▶ [Given information]:
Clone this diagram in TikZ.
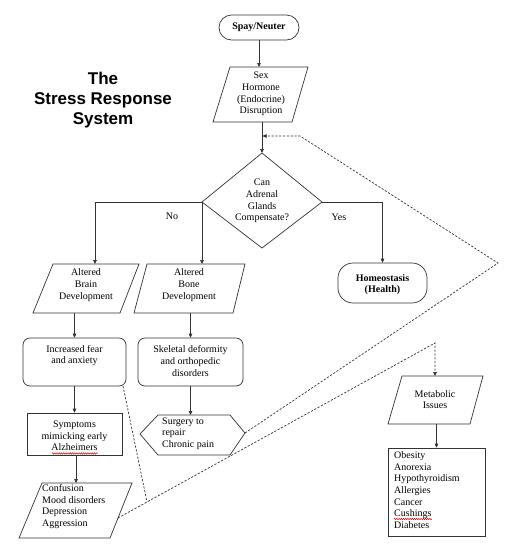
\documentclass[tikz,border=0pt]{standalone}
\usepackage{fontspec}
\setmainfont{Liberation Serif}
\newfontfamily\titlefont{Liberation Sans}
\usetikzlibrary{arrows.meta,decorations.pathmorphing,calc}
\begin{document}
\begin{tikzpicture}[x=1pt,y=-1pt,
  line/.style={draw=black!80, line width=0.7pt},
  arr/.style={line, -{Triangle[length=4pt,width=3.6pt]}},
  dsh/.style={line, dash pattern=on 2.2pt off 1.6pt},
  darr/.style={dsh, -{Triangle[length=4pt,width=3.6pt]}},
  txt/.style={font=\fontsize{10}{11.7}\selectfont, inner sep=0pt, align=center, text=black},
  ltxt/.style={txt, align=left},
  shapebox/.style={line, inner sep=0pt},
  spell/.style={draw=red!85!black, line width=0.45pt, decorate, decoration={snake, amplitude=0.8pt, segment length=2.2pt}}
]
\useasboundingbox[fill=white] (0,0) rectangle (519,550);

% Title
\node[font=\titlefont\bfseries\fontsize{17}{20}\selectfont, align=center, inner sep=0pt] (title) at (103,100) {The\\Stress Response\\System};

% Spay/Neuter
\node[shapebox, rounded corners=12.5pt, minimum width=80pt, minimum height=25pt] (spay) at (259,27.5) {};
\node[txt] (spayT) at (259,27.5) {\textbf{Spay/Neuter}};

% Sex hormone parallelogram
\coordinate (sexTL) at (230,67);
\coordinate (sexTR) at (308,67);
\coordinate (sexBR) at (292,122);
\coordinate (sexBL) at (213,122);
\draw[line] (sexTL) -- (sexTR) -- (sexBR) -- (sexBL) -- cycle;
\node[txt] (sex) at (261,94) {Sex\\Hormone\\(Endocrine)\\Disruption};
\coordinate (sexBot) at (262,122);

% Diamond
\coordinate (dT) at (262,153);
\coordinate (dR) at (322,202);
\coordinate (dB) at (262,248);
\coordinate (dL) at (202,202);
\draw[line] (dT) -- (dR) -- (dB) -- (dL) -- cycle;
\node[txt] (can) at (262,201) {Can\\Adrenal\\Glands\\Compensate?};

% Homeostasis
\node[shapebox, rounded corners=15pt, minimum width=89pt, minimum height=40pt] (homeo) at (382.5,283) {};
\node[txt] (homeoT) at (382.5,284.5) {\textbf{Homeostasis}\\\textbf{(Health)}};

% Altered brain
\coordinate (brTL) at (53,264);
\coordinate (brTR) at (139,264);
\coordinate (brBR) at (120,313);
\coordinate (brBL) at (33,313);
\draw[line] (brTL) -- (brTR) -- (brBR) -- (brBL) -- cycle;
\node[txt] (brain) at (86,285) {Altered\\Brain\\Development};
\coordinate (brainIn) at (95,264);
\coordinate (brainOut) at (74.5,313);

% Altered bone
\coordinate (boTL) at (147,264);
\coordinate (boTR) at (245,264);
\coordinate (boBR) at (233,313);
\coordinate (boBL) at (134,313);
\draw[line] (boTL) -- (boTR) -- (boBR) -- (boBL) -- cycle;
\node[txt] (bone) at (189,285) {Altered\\Bone\\Development};
\coordinate (boneIn) at (202,264);
\coordinate (boneOut) at (190.5,313);

% Increased fear
\node[shapebox, rounded corners=7pt, minimum width=103pt, minimum height=48pt] (fear) at (74.5,362) {};
\node[txt] (fearT) at (74.5,355.5) {Increased fear\\and anxiety};

% Skeletal
\node[shapebox, rounded corners=7pt, minimum width=105pt, minimum height=48pt] (skel) at (190.5,362) {};
\node[txt] (skelT) at (190.5,361) {Skeletal deformity\\and orthopedic\\disorders};

% Symptoms
\node[shapebox, minimum width=95pt, minimum height=42pt] (symp) at (74.5,434) {};
\node[txt] (sympT) at (74.5,436) {Symptoms\\mimicking early\\Alzheimers};
\coordinate (spA) at (52,453.5);
\coordinate (spB) at (98,453.5);
\draw[spell] (spA) -- (spB);

% Confusion parallelogram
\coordinate (cfTL) at (42,483);
\coordinate (cfTR) at (132,483);
\coordinate (cfBR) at (110,538);
\coordinate (cfBL) at (19,538);
\draw[line] (cfTL) -- (cfTR) -- (cfBR) -- (cfBL) -- cycle;
\node[ltxt, anchor=west] (conf) at (42,506.5) {Confusion\\Mood disorders\\Depression\\Aggression};
\coordinate (confR) at (118,518);

% Surgery hexagon
\coordinate (hxL) at (140,434);
\coordinate (hxTL) at (158,415);
\coordinate (hxTR) at (230,415);
\coordinate (hxR) at (245,433);
\coordinate (hxBR) at (230,455);
\coordinate (hxBL) at (158,455);
\draw[line] (hxL) -- (hxTL) -- (hxTR) -- (hxR) -- (hxBR) -- (hxBL) -- cycle;
\node[ltxt, anchor=west] (surg) at (162,433.5) {Surgery to\\repair\\Chronic pain};

% Metabolic parallelogram
\coordinate (mtTL) at (402,376);
\coordinate (mtTR) at (483,376);
\coordinate (mtBR) at (470,424);
\coordinate (mtBL) at (388,424);
\draw[line] (mtTL) -- (mtTR) -- (mtBR) -- (mtBL) -- cycle;
\node[txt] (meta) at (435,399.5) {Metabolic\\Issues};
\coordinate (metaTop) at (435,376);
\coordinate (metaBot) at (436.5,424);

% List box
\node[shapebox, minimum width=97pt, minimum height=88pt] (list) at (436.5,492) {};
\node[ltxt, anchor=west] (listT) at (394,490) {Obesity\\Anorexia\\Hypothyroidism\\Allergies\\Cancer\\Cushings\\Diabetes};
\coordinate (cuA) at (394,519);
\coordinate (cuB) at (432,519);
\draw[spell] (cuA) -- (cuB);

% Solid connectors
\draw[arr] (spay.south) -- (spay.south |- sexTL);
\draw[arr] (sexBot) -- (dT);
\draw[arr] (dL) -| (brainIn);
\draw[arr] (dL) -- (boneIn);
\draw[arr] (dR) -| (homeo.north);
\node[txt] (no) at (172,216) {No};
\node[txt] (yes) at (339,217) {Yes};
\draw[arr] (brainOut) -- (brainOut |- fear.north);
\draw[arr] (boneOut) -- (boneOut |- skel.north);
\draw[arr] (fear.south) -- (symp.north);
\draw[arr] ($(symp.south)+(1.5,0)$) -- ($(symp.south |- cfTL)+(1.5,0)$);
\draw[arr] (skel.south) -- (skel.south |- hxTL);
\draw[arr] (metaBot) -- (metaBot |- list.north);

% Dashed connectors
\coordinate (aR) at (498,263);
\coordinate (aT) at (300,136);
\coordinate (mainHit) at (262.6,136);
\draw[darr] (hxR) -- (aR) -- (aT) -- (mainHit);
\coordinate (bT) at (435,343);
\draw[darr] (confR) -- (bT) -- (metaTop);
\coordinate (fearBR) at (123,386);
\coordinate (joinC) at ($(confR)!0.0915!(bT)$);
\draw[dsh] (fearBR) -- (joinC);
\end{tikzpicture}
\end{document}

▶ [Challenge]: Up to and including the line containing "(homeoT) at (382.5,284.5)", repeat every line from the start of the data, but none of the pictures.

▶ [Answer to this exercise]:
Clone this diagram in TikZ.
\documentclass[tikz,border=0pt]{standalone}
\usepackage{fontspec}
\setmainfont{Liberation Serif}
\newfontfamily\titlefont{Liberation Sans}
\usetikzlibrary{arrows.meta,decorations.pathmorphing,calc}
\begin{document}
\begin{tikzpicture}[x=1pt,y=-1pt,
  line/.style={draw=black!80, line width=0.7pt},
  arr/.style={line, -{Triangle[length=4pt,width=3.6pt]}},
  dsh/.style={line, dash pattern=on 2.2pt off 1.6pt},
  darr/.style={dsh, -{Triangle[length=4pt,width=3.6pt]}},
  txt/.style={font=\fontsize{10}{11.7}\selectfont, inner sep=0pt, align=center, text=black},
  ltxt/.style={txt, align=left},
  shapebox/.style={line, inner sep=0pt},
  spell/.style={draw=red!85!black, line width=0.45pt, decorate, decoration={snake, amplitude=0.8pt, segment length=2.2pt}}
]
\useasboundingbox[fill=white] (0,0) rectangle (519,550);

% Title
\node[font=\titlefont\bfseries\fontsize{17}{20}\selectfont, align=center, inner sep=0pt] (title) at (103,100) {The\\Stress Response\\System};

% Spay/Neuter
\node[shapebox, rounded corners=12.5pt, minimum width=80pt, minimum height=25pt] (spay) at (259,27.5) {};
\node[txt] (spayT) at (259,27.5) {\textbf{Spay/Neuter}};

% Sex hormone parallelogram
\coordinate (sexTL) at (230,67);
\coordinate (sexTR) at (308,67);
\coordinate (sexBR) at (292,122);
\coordinate (sexBL) at (213,122);
\draw[line] (sexTL) -- (sexTR) -- (sexBR) -- (sexBL) -- cycle;
\node[txt] (sex) at (261,94) {Sex\\Hormone\\(Endocrine)\\Disruption};
\coordinate (sexBot) at (262,122);

% Diamond
\coordinate (dT) at (262,153);
\coordinate (dR) at (322,202);
\coordinate (dB) at (262,248);
\coordinate (dL) at (202,202);
\draw[line] (dT) -- (dR) -- (dB) -- (dL) -- cycle;
\node[txt] (can) at (262,201) {Can\\Adrenal\\Glands\\Compensate?};

% Homeostasis
\node[shapebox, rounded corners=15pt, minimum width=89pt, minimum height=40pt] (homeo) at (382.5,283) {};
\node[txt] (homeoT) at (382.5,284.5) {\textbf{Homeostasis}\\\textbf{(Health)}};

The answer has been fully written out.